Well, to be the first to actually comment on the engagement article :)... good things to think about since all of us singles are pretty much wrapped up in getting married at some point. And what's with family and friends constantly rubbing it in our faces that some of us are no where near "walking down the aisle"? These asking people know that society is pushing us to get married and also know how hard this issue is on every single countable. Maybe we should start a protest against marriage... will that get the word out to just "give us time?" It probably won't do much good, but at least we would have been proactive. Huh, go figure a generation X-er being anything.

Mr.

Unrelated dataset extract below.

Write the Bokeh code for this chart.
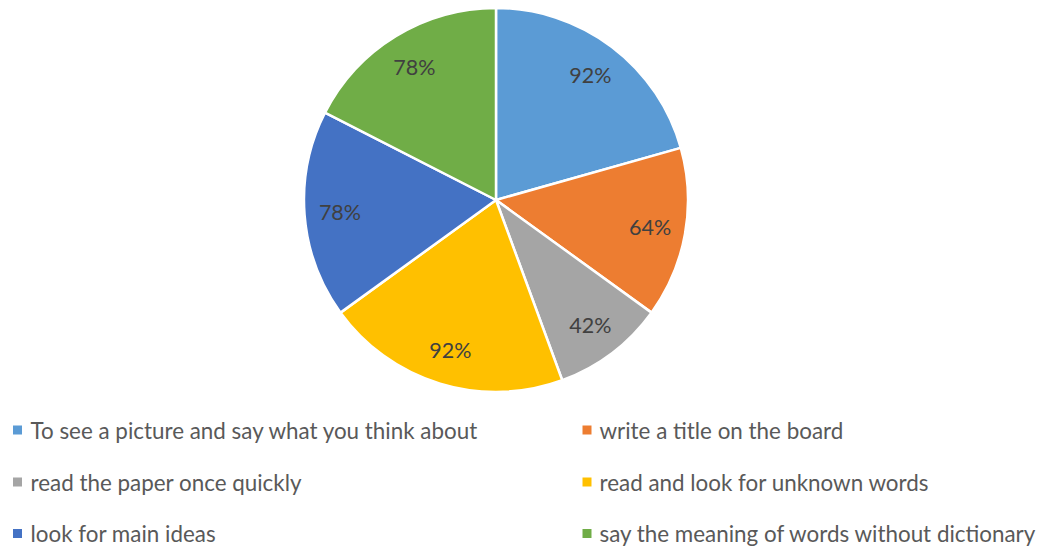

Ed said...

It is interesting that life can bring surprises and give you what you've waited for a long time when you least expect it. THe pressures are not pleasant in and of themselves, because we end up putting pressure on ourselves too. The last thing we need is for other people underscoring it even further.

I speak as one who was single for a while, and came close to getting married, only to lose it. It brought the issue of singleness to the front of my mind and made me miserable watching all of my friends move forward while I went back to square one.

I never expected God to bring Windy into my life, and I was literally looking the other way when it happened. And it happened quickly! (8 months... we beat Jeremiah and Amy!) I find that most of the blessings in life happen in all sorts of ways, but usually comes in a way we never planned.

My biggest lesson? Plan as though everything matters, then watch God unfold it in his timing completely outside your expectations.

I don't mean that plans don't matter. But God has other reasons, other routes for my journey I can never quite understand at the moment; I understand them later.

"A man plans his way, but God directs his steps." In other words, there's nothing wrong with planning your way, but expect God to direct how you get to where you planned; don't be discouraged by the turns.

I know its a little different take on something we've always heard talked about before... but that's my belief based on my own walk the last 5-6 years.

Anonymous said...

Being single has its perks, like being able to do whatever you want without having to be really accountable to anyone but at the end of your life do you really want to be there alone? The best part of being in a commited relationship is the companionship that it brings. I don't think that anyone should pressure you to get married, but at the same token I don't think that you should look down on others who do choose to get married either....

Mr. Ed said...

That was remarkably true :) I would say though that I found out (While I was still single) that "being able to do whatever you want without having to be really accountable" is not only non-rewarding but against God's plan for each of us. I found that it only served to make me more selfish, and actually made it harder to maintain that pure "companion"-ship once I WAS married.

Keep in mind that marriage is more than just about having someone there to keep you from being alone. It's God's way of helping us reach the next step in our lives, often by showing us where we're the weakest. Though it's not all about friction. I find Windy and I enjoy mostly peaceful days because we are both seeking to serve each other.
"Accountability" never becomes a major issue.

But when they do come, I find the challenges cause friction for a reason... God wants us to grow and embrace someone else's cares... not simply avoid loneliness. Those that marry simply for that reason often find it very lonely after all.

Psalm 37:3-6
"Delight yourself in the Lord and He will give you the..."

Anonymous said...

This article is rather truthful. There is something odd beneath the surface - the girl's ideas focused on the love she could receive, not the love she could give. The two bonded 'helpers' should be helping each other find completion and fulfillment in Jesus.

Mr. Ed said...

I totally appreciate that post, because I think it's very easy to look at marriage in what we think is a humble, selfles manner. In truth we very subtly have selfish desires and need to be aware of that tendency. Not paranoid, but aware, so we can curtail it.